» **What is needed**
Repeat, exactly and completely, the material that follows. Omit the pictures.

» **Data provided**
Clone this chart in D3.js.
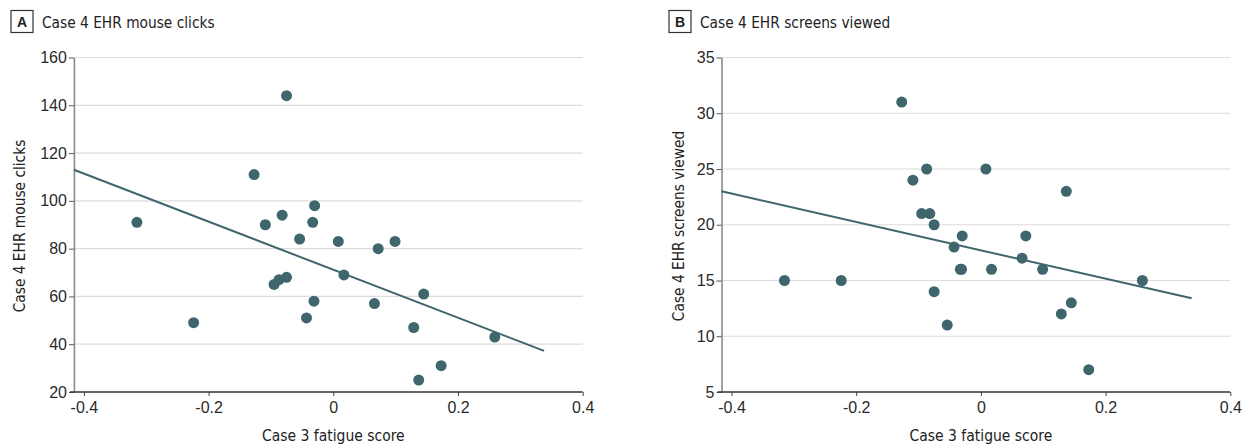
<!DOCTYPE html>
<html>
<head>
<meta charset="utf-8">
<script src="https://cdn.jsdelivr.net/npm/d3@7"></script>
<style>
  body { margin: 0; background: #fff; }
  svg { display: block; }
</style>
</head>
<body>
<script>
// Case 3 fatigue score (shared by both panels)
let fatigue = [-0.315, -0.224, -0.127, -0.109, -0.082, -0.075, -0.095, -0.087, -0.075, -0.054,
    -0.033, -0.030, -0.031, -0.043, 0.008, 0.017, 0.072, 0.099, 0.066, 0.145,
    0.129, 0.173, 0.137, 0.259];
let clicks = [91, 49, 111, 90, 94, 144, 65, 67, 68, 84, 91, 98, 58, 51, 83, 69, 80, 83, 57, 61, 47, 31, 25, 43];
let screens = [15, 15, 31, 24, 21, 20, 21, 25, 14, 11, 16, 19, 16, 18, 25, 16, 19, 16, 17, 13, 12, 7, 23, 15];

// fitted lines at the two ends
let trendX = [-0.416, 0.338];
let clicksTrend = [113, 37.2];
let screensTrend = [23.0, 13.4];

let xTicks = [-0.4, -0.2, 0, 0.2, 0.4];
let clicksTicks = [20, 40, 60, 80, 100, 120, 140, 160];
let screensTicks = [5, 10, 15, 20, 25, 30, 35];

let dotColor = "#3e666c";
let labelFont = "'DejaVu Sans Condensed', 'Liberation Sans', sans-serif";
let tickFont = "'Liberation Sans', Arial, sans-serif";

let svg = d3.select("body")
    .append("svg")
    .attr("width", 1247)
    .attr("height", 446);

function drawPanel(opt) {
    let g = svg.append("g");

    let xScale = d3.scaleLinear()
        .domain([-0.4, 0.4])
        .range(opt.xRange);

    let yScale = d3.scaleLinear()
        .domain(opt.yDomain)
        .range([392, 57.5]);

    let x0 = xScale(-0.416);
    let x1 = xScale(0.4);
    let yBottom = yScale(opt.yDomain[0]);

    // grid lines
    g.selectAll("line.grid")
        .data(opt.yTicks.slice(1))
        .enter()
        .append("line")
        .attr("class", "grid")
        .attr("x1", x0)
        .attr("x2", x1)
        .attr("y1", (d) => yScale(d))
        .attr("y2", (d) => yScale(d))
        .attr("stroke", "#dcdcdc")
        .attr("stroke-width", 1.2);

    // y axis
    let yAxis = g.append("g")
        .attr("transform", "translate(" + x0 + ",0)")
        .call(d3.axisLeft(yScale).tickValues(opt.yTicks).tickSize(5).tickPadding(2).tickSizeOuter(0));
    yAxis.select(".domain").attr("stroke", "#8a8a8a").attr("stroke-width", 1.6);
    yAxis.selectAll(".tick line").attr("stroke", "#555");
    yAxis.selectAll("text")
        .attr("font-family", tickFont)
        .attr("font-size", "16px")
        .attr("fill", "#2a2a2a");

    // x axis
    let xAxis = g.append("g")
        .attr("transform", "translate(0," + yBottom + ")")
        .call(d3.axisBottom(xScale).tickValues(xTicks).tickSize(4).tickPadding(6)
            .tickFormat((d) => d === 0 ? "0" : String(d)));
    xAxis.select(".domain").remove();
    xAxis.selectAll(".tick line").attr("stroke", "#444");
    xAxis.selectAll("text")
        .attr("font-family", tickFont)
        .attr("font-size", "16px")
        .attr("fill", "#2a2a2a");

    g.append("line")
        .attr("x1", x0 - 4)
        .attr("x2", x1)
        .attr("y1", yBottom)
        .attr("y2", yBottom)
        .attr("stroke", "#333")
        .attr("stroke-width", 1.6);

    // points
    g.selectAll("circle")
        .data(fatigue)
        .enter()
        .append("circle")
        .attr("cx", (d) => xScale(d))
        .attr("cy", (d, i) => yScale(opt.values[i]))
        .attr("r", 5.5)
        .attr("fill", dotColor);

    // fitted line
    g.append("line")
        .attr("x1", xScale(trendX[0]))
        .attr("x2", xScale(trendX[1]))
        .attr("y1", yScale(opt.trend[0]))
        .attr("y2", yScale(opt.trend[1]))
        .attr("stroke", dotColor)
        .attr("stroke-width", 2);

    // panel letter and title
    g.append("rect")
        .attr("x", opt.boxX)
        .attr("y", 10.5)
        .attr("width", 22)
        .attr("height", 22)
        .attr("fill", "none")
        .attr("stroke", "#333")
        .attr("stroke-width", 1.2);
    g.append("text")
        .attr("x", opt.boxX + 11)
        .attr("y", 27)
        .attr("text-anchor", "middle")
        .attr("font-family", tickFont)
        .attr("font-weight", "bold")
        .attr("font-size", "14px")
        .attr("fill", "#222")
        .text(opt.letter);
    g.append("text")
        .attr("x", opt.boxX + 31)
        .attr("y", 27.5)
        .attr("font-family", labelFont)
        .attr("font-size", "15.3px")
        .attr("fill", "#222")
        .text(opt.title);

    // axis titles
    g.append("text")
        .attr("x", xScale(0))
        .attr("y", 441)
        .attr("text-anchor", "middle")
        .attr("font-family", labelFont)
        .attr("font-size", "15.5px")
        .attr("fill", "#222")
        .text("Case 3 fatigue score");
    g.append("text")
        .attr("transform", "translate(" + opt.yLabelX + ",226) rotate(-90)")
        .attr("text-anchor", "middle")
        .attr("font-family", labelFont)
        .attr("font-size", "15.3px")
        .attr("fill", "#222")
        .text(opt.title);
}

drawPanel({
    letter: "A",
    title: "Case 4 EHR mouse clicks",
    values: clicks,
    trend: clicksTrend,
    yDomain: [20, 160],
    yTicks: clicksTicks,
    xRange: [83.9, 582.7],
    boxX: 11,
    yLabelX: 25
});

drawPanel({
    letter: "B",
    title: "Case 4 EHR screens viewed",
    values: screens,
    trend: screensTrend,
    yDomain: [5, 35],
    yTicks: screensTicks,
    xRange: [731.5, 1230.3],
    boxX: 669,
    yLabelX: 684
});
</script>
</body>
</html>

» **The response**
Clone this chart in D3.js.
<!DOCTYPE html>
<html>
<head>
<meta charset="utf-8">
<script src="https://cdn.jsdelivr.net/npm/d3@7"></script>
<style>
  body { margin: 0; background: #fff; }
  svg { display: block; }
</style>
</head>
<body>
<script>
// Case 3 fatigue score (shared by both panels)
let fatigue = [-0.315, -0.224, -0.127, -0.109, -0.082, -0.075, -0.095, -0.087, -0.075, -0.054,
    -0.033, -0.030, -0.031, -0.043, 0.008, 0.017, 0.072, 0.099, 0.066, 0.145,
    0.129, 0.173, 0.137, 0.259];
let clicks = [91, 49, 111, 90, 94, 144, 65, 67, 68, 84, 91, 98, 58, 51, 83, 69, 80, 83, 57, 61, 47, 31, 25, 43];
let screens = [15, 15, 31, 24, 21, 20, 21, 25, 14, 11, 16, 19, 16, 18, 25, 16, 19, 16, 17, 13, 12, 7, 23, 15];

// fitted lines at the two ends
let trendX = [-0.416, 0.338];
let clicksTrend = [113, 37.2];
let screensTrend = [23.0, 13.4];

let xTicks = [-0.4, -0.2, 0, 0.2, 0.4];
let clicksTicks = [20, 40, 60, 80, 100, 120, 140, 160];
let screensTicks = [5, 10, 15, 20, 25, 30, 35];

let dotColor = "#3e666c";
let labelFont = "'DejaVu Sans Condensed', 'Liberation Sans', sans-serif";
let tickFont = "'Liberation Sans', Arial, sans-serif";

let svg = d3.select("body")
    .append("svg")
    .attr("width", 1247)
    .attr("height", 446);

function drawPanel(opt) {
    let g = svg.append("g");

    let xScale = d3.scaleLinear()
        .domain([-0.4, 0.4])
        .range(opt.xRange);

    let yScale = d3.scaleLinear()
        .domain(opt.yDomain)
        .range([392, 57.5]);

    let x0 = xScale(-0.416);
    let x1 = xScale(0.4);
    let yBottom = yScale(opt.yDomain[0]);

    // grid lines
    g.selectAll("line.grid")
        .data(opt.yTicks.slice(1))
        .enter()
        .append("line")
        .attr("class", "grid")
        .attr("x1", x0)
        .attr("x2", x1)
        .attr("y1", (d) => yScale(d))
        .attr("y2", (d) => yScale(d))
        .attr("stroke", "#dcdcdc")
        .attr("stroke-width", 1.2);

    // y axis
    let yAxis = g.append("g")
        .attr("transform", "translate(" + x0 + ",0)")
        .call(d3.axisLeft(yScale).tickValues(opt.yTicks).tickSize(5).tickPadding(2).tickSizeOuter(0));
    yAxis.select(".domain").attr("stroke", "#8a8a8a").attr("stroke-width", 1.6);
    yAxis.selectAll(".tick line").attr("stroke", "#555");
    yAxis.selectAll("text")
        .attr("font-family", tickFont)
        .attr("font-size", "16px")
        .attr("fill", "#2a2a2a");

    // x axis
    let xAxis = g.append("g")
        .attr("transform", "translate(0," + yBottom + ")")
        .call(d3.axisBottom(xScale).tickValues(xTicks).tickSize(4).tickPadding(6)
            .tickFormat((d) => d === 0 ? "0" : String(d)));
    xAxis.select(".domain").remove();
    xAxis.selectAll(".tick line").attr("stroke", "#444");
    xAxis.selectAll("text")
        .attr("font-family", tickFont)
        .attr("font-size", "16px")
        .attr("fill", "#2a2a2a");

    g.append("line")
        .attr("x1", x0 - 4)
        .attr("x2", x1)
        .attr("y1", yBottom)
        .attr("y2", yBottom)
        .attr("stroke", "#333")
        .attr("stroke-width", 1.6);

    // points
    g.selectAll("circle")
        .data(fatigue)
        .enter()
        .append("circle")
        .attr("cx", (d) => xScale(d))
        .attr("cy", (d, i) => yScale(opt.values[i]))
        .attr("r", 5.5)
        .attr("fill", dotColor);

    // fitted line
    g.append("line")
        .attr("x1", xScale(trendX[0]))
        .attr("x2", xScale(trendX[1]))
        .attr("y1", yScale(opt.trend[0]))
        .attr("y2", yScale(opt.trend[1]))
        .attr("stroke", dotColor)
        .attr("stroke-width", 2);

    // panel letter and title
    g.append("rect")
        .attr("x", opt.boxX)
        .attr("y", 10.5)
        .attr("width", 22)
        .attr("height", 22)
        .attr("fill", "none")
        .attr("stroke", "#333")
        .attr("stroke-width", 1.2);
    g.append("text")
        .attr("x", opt.boxX + 11)
        .attr("y", 27)
        .attr("text-anchor", "middle")
        .attr("font-family", tickFont)
        .attr("font-weight", "bold")
        .attr("font-size", "14px")
        .attr("fill", "#222")
        .text(opt.letter);
    g.append("text")
        .attr("x", opt.boxX + 31)
        .attr("y", 27.5)
        .attr("font-family", labelFont)
        .attr("font-size", "15.3px")
        .attr("fill", "#222")
        .text(opt.title);

    // axis titles
    g.append("text")
        .attr("x", xScale(0))
        .attr("y", 441)
        .attr("text-anchor", "middle")
        .attr("font-family", labelFont)
        .attr("font-size", "15.5px")
        .attr("fill", "#222")
        .text("Case 3 fatigue score");
    g.append("text")
        .attr("transform", "translate(" + opt.yLabelX + ",226) rotate(-90)")
        .attr("text-anchor", "middle")
        .attr("font-family", labelFont)
        .attr("font-size", "15.3px")
        .attr("fill", "#222")
        .text(opt.title);
}

drawPanel({
    letter: "A",
    title: "Case 4 EHR mouse clicks",
    values: clicks,
    trend: clicksTrend,
    yDomain: [20, 160],
    yTicks: clicksTicks,
    xRange: [83.9, 582.7],
    boxX: 11,
    yLabelX: 25
});

drawPanel({
    letter: "B",
    title: "Case 4 EHR screens viewed",
    values: screens,
    trend: screensTrend,
    yDomain: [5, 35],
    yTicks: screensTicks,
    xRange: [731.5, 1230.3],
    boxX: 669,
    yLabelX: 684
});
</script>
</body>
</html>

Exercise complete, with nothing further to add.